AVS 63rd International Symposium & Exhibition
    In-Situ and Operando Spectroscopy and Microscopy for Catalysts, Surfaces, & Materials Focus Topic Friday Sessions
       Session IS-FrM

Paper IS-FrM9
In situ Characterization of Green Rust Synthesized in Ionic Liquids by Liquid ToF-SIMS and SALVI

Friday, November 11, 2016, 11:00 am, Room 101C

Session: In situ Characterization of Nanomaterials
Presenter: Juan Yao, Pacific Northwest National Laboratory
Authors: J. Yao, Pacific Northwest National Laboratory
X. Sui, Pacific Northwest National Laboratory
D. Lao, Pacific Northwest National Laboratory
J. Weisenfeld, Pacific Northwest National Laboratory
Y. Zhou, Pacific Northwest National Laboratory
S. Nune, Pacific Northwest National Laboratory
D. Heldebrant, Pacific Northwest National Laboratory
Z. Zhu, Pacific Northwest National Laboratory
X.-Y. Yu, Pacific Northwest National Laboratory
Correspondent: Click to Email
Ionic liquids as green solvents have wide applications in material synthesis, catalysis, and separation. A model switchable ionic liquids (SWILs) consisting of 1,8-diazabicycloundec-7-ene (DBU) and 1-hexanol with carbon dioxide (CO2) gas was chosen to synthesize nanocrystalline green rust. Under anoxic conditions, a nanoparticulate green rust with carbonate (nano GR) was synthesized by the addition of methanol to the degassed switchable ionic liquid (SWIL) solution consisting of 1-hexanol, DBU, CO2 and iron (II) acetate (Fe(C2H3O2)2).

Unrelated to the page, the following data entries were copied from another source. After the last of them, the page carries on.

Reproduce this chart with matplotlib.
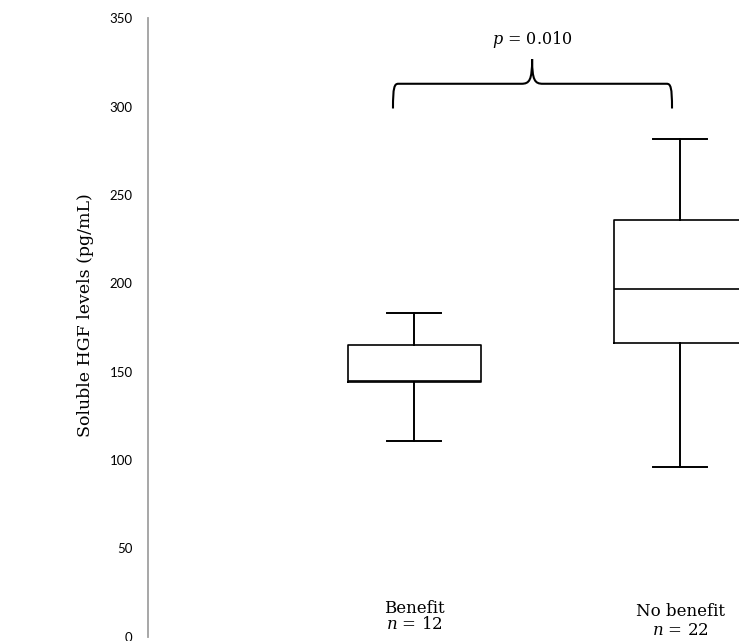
import matplotlib
matplotlib.use("Agg")
import matplotlib.pyplot as plt
from matplotlib.path import Path
from matplotlib.patches import PathPatch

plt.rcParams['mathtext.fontset'] = 'custom'
plt.rcParams['mathtext.rm'] = 'DejaVu Serif'
plt.rcParams['mathtext.it'] = 'DejaVu Serif:italic'

# Data
groups = ["Benefit", "No benefit"]
group_n = [12, 22]
whislo = [111, 96]
q1 = [144, 166]
medians = [145, 197]
q3 = [165, 236]
whishi = [183, 282]
p_text = "0.010"
y_ticks = [0, 50, 100, 150, 200, 250, 300, 350]

fig = plt.figure(figsize=(7.39, 6.41), dpi=100)
ax = fig.add_axes([148/739, 4.3/641, 1 - 148/739, (636.7 - 18.4)/641])

stats = []
for i in range(len(groups)):
    stats.append(dict(med=medians[i], q1=q1[i], q3=q3[i],
                      whislo=whislo[i], whishi=whishi[i], fliers=[], label=groups[i]))
positions = [1, 2]
ax.bxp(stats, positions=positions, widths=0.5, showfliers=False,
       boxprops=dict(color='black', lw=1.2),
       medianprops=dict(color='black', lw=1.2),
       whiskerprops=dict(color='black', lw=1.4),
       capprops=dict(color='black', lw=1.4),
       capwidths=0.2)

ax.set_xlim(0, 591/266)
ax.set_ylim(0, 350)
ax.set_yticks(y_ticks)
ax.set_yticklabels([str(t) for t in y_ticks], fontfamily='Lato', fontsize=9.5)
ax.tick_params(axis='y', length=0, pad=11)
ax.set_xticks([])
for s in ['top', 'right', 'bottom']:
    ax.spines[s].set_visible(False)
ax.spines['left'].set_color('#a0a0a0')
ax.spines['left'].set_linewidth(1.3)

# category labels
name_y = [16, 14]
n_y = [7, 3.5]
for i, pos in enumerate(positions):
    ax.text(pos, name_y[i], groups[i], ha='center', va='center',
            fontfamily='DejaVu Serif', fontsize=12)
    ax.text(pos, n_y[i], f"$n$ = {group_n[i]}", ha='center', va='center',
            fontfamily='DejaVu Serif', fontsize=12)

# brace
xl, xr, xm = 0.921, 1.97, 1.444
yb, yh, yp = 299, 313, 327
verts = [(xl, yb), (xl, yh - 2), (xl + 0.005, yh), (xl + 0.02, yh),
         (xm - 0.04, yh),
         (xm - 0.01, yh), (xm, yh + 2), (xm, yp),
         (xm, yh + 2), (xm + 0.01, yh), (xm + 0.04, yh),
         (xr - 0.02, yh),
         (xr - 0.005, yh), (xr, yh - 2), (xr, yb)]
codes = [Path.MOVETO, Path.CURVE4, Path.CURVE4, Path.CURVE4,
         Path.LINETO,
         Path.CURVE4, Path.CURVE4, Path.CURVE4,
         Path.CURVE4, Path.CURVE4, Path.CURVE4,
         Path.LINETO,
         Path.CURVE4, Path.CURVE4, Path.CURVE4]
ax.add_patch(PathPatch(Path(verts, codes), fill=False, lw=1.5, color='black',
                       clip_on=False))
ax.text(xm, 338, f"$p$ = {p_text}", ha='center', va='center',
        fontfamily='DejaVu Serif', fontsize=11.5, clip_on=False)

fig.text(85/739, 1 - 315/641, "Soluble HGF levels (pg/mL)", rotation=90,
         ha='center', va='center', fontfamily='DejaVu Serif', fontsize=12.5)

fig.savefig("out.png", dpi=100)
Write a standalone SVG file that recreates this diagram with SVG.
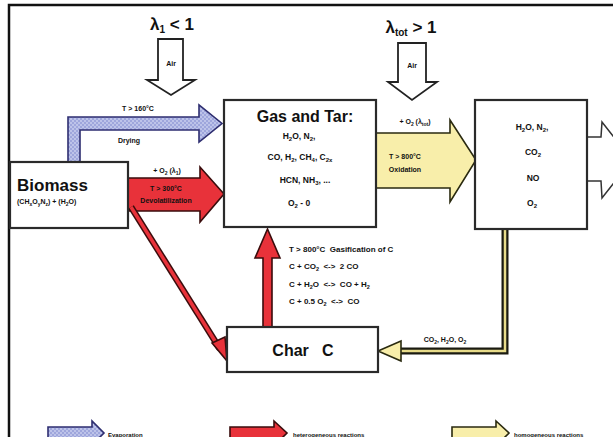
<svg xmlns="http://www.w3.org/2000/svg" width="613" height="437" viewBox="0 0 613 437">
<defs>
<pattern id="dots" width="4" height="4" patternUnits="userSpaceOnUse">
<rect width="4" height="4" fill="#9ea6dc"/>
<circle cx="1" cy="1" r="0.8" fill="#e4e8fa"/>
<circle cx="3" cy="3" r="0.8" fill="#e4e8fa"/>
</pattern>
<style>
.box{fill:#fff;stroke:#2a2a2a;stroke-width:2.2}
.t{font-family:"Liberation Sans",Arial,sans-serif;font-weight:bold;fill:#111;white-space:pre}
.big{font-size:16px}
.sm{font-size:8.5px}
.xs{font-size:7px}
.g{font-size:8px}
.red{fill:#e8323a;stroke:#3a0c0c;stroke-width:1.6;stroke-linejoin:miter}
.yel{fill:#f8eeaa;stroke:#2a2a10;stroke-width:1.6}
.blue{fill:url(#dots);stroke:#2e2e70;stroke-width:1.6}
.air{fill:#fff;stroke:#222;stroke-width:1.8}
</style>
</defs>
<rect width="613" height="437" fill="#fff"/>
<path d="M9,437 L9,5 L613,5" fill="none" stroke="#111" stroke-width="2.5"/>

<g id="air1">
<text class="t" x="172" y="30" text-anchor="middle" font-size="17">λ<tspan font-size="10" dy="3">1</tspan><tspan dy="-3"> &lt; 1</tspan></text>
<path class="air" d="M158,39 L183,39 L183,80 L195,80 L171,95 L147,80 L158,80 Z"/>
<text class="t xs" x="171" y="66" text-anchor="middle">Air</text>
</g>

<g id="air2">
<text class="t" x="411" y="33" text-anchor="middle" font-size="17">λ<tspan font-size="10" dy="3">tot</tspan><tspan dy="-3"> &gt; 1</tspan></text>
<path class="air" d="M398,43 L426,43 L426,82 L437,82 L412,100 L388,82 L398,82 Z"/>
<text class="t xs" x="412" y="68" text-anchor="middle">Air</text>
</g>

<g id="connectors">
<path class="blue" d="M68,162 L68,117 L199,117 L199,105 L222,123.5 L199,142 L199,130 L80,130 L80,162 Z"/>
<text class="t xs" x="138" y="111" text-anchor="middle">T &gt; 160°C</text>
<text class="t xs" x="129" y="143" text-anchor="middle">Drying</text>

<path class="red" d="M128,178 L200,178 L200,167 L224,194 L200,222 L200,211 L128,211 Z"/>
<text class="t xs" x="167" y="173" text-anchor="middle">+ O<tspan font-size="5" dy="2">2</tspan><tspan dy="-2"> (λ</tspan><tspan font-size="5" dy="2">1</tspan><tspan dy="-2">)</tspan></text>
<text class="t xs" x="166" y="191" text-anchor="middle" fill="#3a0a0a">T &gt; 300°C</text>
<text class="t xs" x="166" y="203" text-anchor="middle" fill="#3a0a0a">Devolatilization</text>

<path class="yel" d="M376,133 L450,133 L450,120 L476,160 L450,202 L450,188 L376,188 Z"/>
<text class="t xs" x="415" y="124" text-anchor="middle">+ O<tspan font-size="5" dy="2">2</tspan><tspan dy="-2"> (λ</tspan><tspan font-size="5" dy="2">tot</tspan><tspan dy="-2">)</tspan></text>
<text class="t xs" x="405" y="159" text-anchor="middle">T &gt; 800°C</text>
<text class="t xs" x="405" y="172" text-anchor="middle">Oxidation</text>

<path d="M131,207 L220,349" stroke="#3a0c0c" stroke-width="6.5" fill="none"/>
<path d="M131,207 L220,349" stroke="#e8323a" stroke-width="3.5" fill="none"/>
<path class="red" d="M212,343 L227,361 L225,337 Z"/>

<path class="red" d="M263,327 L263,258 L255,258 L267.5,229 L280,258 L272,258 L272,327 Z"/>
<text class="t g" x="289" y="252">T &gt; 800°C  Gasification of C</text>
<text class="t g" x="289" y="269">C + CO<tspan font-size="5.5" dy="2">2</tspan><tspan dy="-2">  &lt;-&gt;  2 CO</tspan></text>
<text class="t g" x="289" y="287">C + H<tspan font-size="5.5" dy="2">2</tspan><tspan dy="-2">O  &lt;-&gt;  CO + H</tspan><tspan font-size="5.5" dy="2">2</tspan></text>
<text class="t g" x="289" y="304">C + 0.5 O<tspan font-size="5.5" dy="2">2</tspan><tspan dy="-2">  &lt;-&gt;  CO</tspan></text>

<path d="M505,229 L505,351 L399,351" fill="none" stroke="#1a1a10" stroke-width="7"/>
<path d="M505,229 L505,351 L399,351" fill="none" stroke="#e8dc8a" stroke-width="2.5"/>
<path class="yel" d="M401,341 L378,351 L401,361 Z"/>
<text class="t xs" x="445" y="342" text-anchor="middle">CO<tspan font-size="5" dy="2">2</tspan><tspan dy="-2">, H</tspan><tspan font-size="5" dy="2">2</tspan><tspan dy="-2">O, O</tspan><tspan font-size="5" dy="2">2</tspan></text>

<path d="M587,137 L601,137 L602,122 L632,160 L602,198 L601,181 L587,181" fill="#fff" stroke="#333" stroke-width="1.5"/>
</g>

<g id="gas">
<rect class="box" x="224" y="100" width="152" height="127"/>
<text class="t big" x="305" y="122" text-anchor="middle">Gas and Tar:</text>
<text class="t sm" x="299" y="139" text-anchor="middle">H<tspan font-size="6" dy="2">2</tspan><tspan dy="-2">O, N</tspan><tspan font-size="6" dy="2">2</tspan><tspan dy="-2">,</tspan></text>
<text class="t sm" x="300" y="160" text-anchor="middle">CO, H<tspan font-size="6" dy="2">2</tspan><tspan dy="-2">, CH</tspan><tspan font-size="6" dy="2">4</tspan><tspan dy="-2">, C</tspan><tspan font-size="6" dy="2">2x</tspan></text>
<text class="t sm" x="305" y="183" text-anchor="middle">HCN, NH<tspan font-size="6" dy="2">3</tspan><tspan dy="-2">, ...</tspan></text>
<text class="t sm" x="299" y="206" text-anchor="middle">O<tspan font-size="6" dy="2">2</tspan><tspan dy="-2"> - 0</tspan></text>
</g>

<g id="flue">
<rect class="box" x="475" y="100" width="112" height="129"/>
<text class="t sm" x="532" y="130" text-anchor="middle">H<tspan font-size="6" dy="2">2</tspan><tspan dy="-2">O, N</tspan><tspan font-size="6" dy="2">2</tspan><tspan dy="-2">,</tspan></text>
<text class="t sm" x="533" y="155" text-anchor="middle">CO<tspan font-size="6" dy="2">2</tspan></text>
<text class="t sm" x="533" y="181" text-anchor="middle">NO</text>
<text class="t sm" x="532" y="206" text-anchor="middle">O<tspan font-size="6" dy="2">2</tspan></text>
</g>

<g id="biomass">
<rect class="box" x="10" y="162" width="118" height="66"/>
<text class="t" x="17" y="191" font-size="17">Biomass</text>
<text class="t xs" x="17" y="204">(CH<tspan font-size="5" dy="2">x</tspan><tspan dy="-2">O</tspan><tspan font-size="5" dy="2">y</tspan><tspan dy="-2">N</tspan><tspan font-size="5" dy="2">z</tspan><tspan dy="-2">) + (H</tspan><tspan font-size="5" dy="2">2</tspan><tspan dy="-2">O)</tspan></text>
</g>

<g id="char">
<rect class="box" x="227" y="327" width="151" height="45"/>
<text class="t big" x="303" y="356" text-anchor="middle">Char   C</text>
</g>

<g id="legend">
<path class="blue" d="M48,427 L92,427 L92,421 L104,433 L98,439 L48,439 Z"/>
<text class="t" x="108" y="437" font-size="6">Evaporation</text>
<path class="red" d="M230,427 L274,427 L274,421 L287,433 L281,439 L230,439 Z"/>
<text class="t" x="293" y="437" font-size="6">heterogeneous reactions</text>
<path class="yel" d="M452,427 L496,427 L496,421 L509,433 L503,439 L452,439 Z"/>
<text class="t" x="514" y="437" font-size="6">homogeneous reactions</text>
</g>
</svg>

The structure and oxidation state of nanocrystalline green rust were confirmed using SEM, TEM and Mössbauer spectroscopy. More importantly, the molecular structure change of the ionic liquid leading to green rust formation was characterized using in situ liquid using time-of-flight secondary ion mass spectrometry (ToF-SIMS) coupled with a vacuum compatible microfluidic reactor, SALVI (System for Analysis at the Liquid Vacuum Interface). Principal component analysis (PCA) was conducted to identify the key components of the solvated iron acetate in methanol and the green rust synthesized in the SWILs. Our results show that liquid SIMS can be a useful tool to study complex liquids at the molecular level providing insights in predicative synthesis of nanomaterials using environmentally friendly solvents.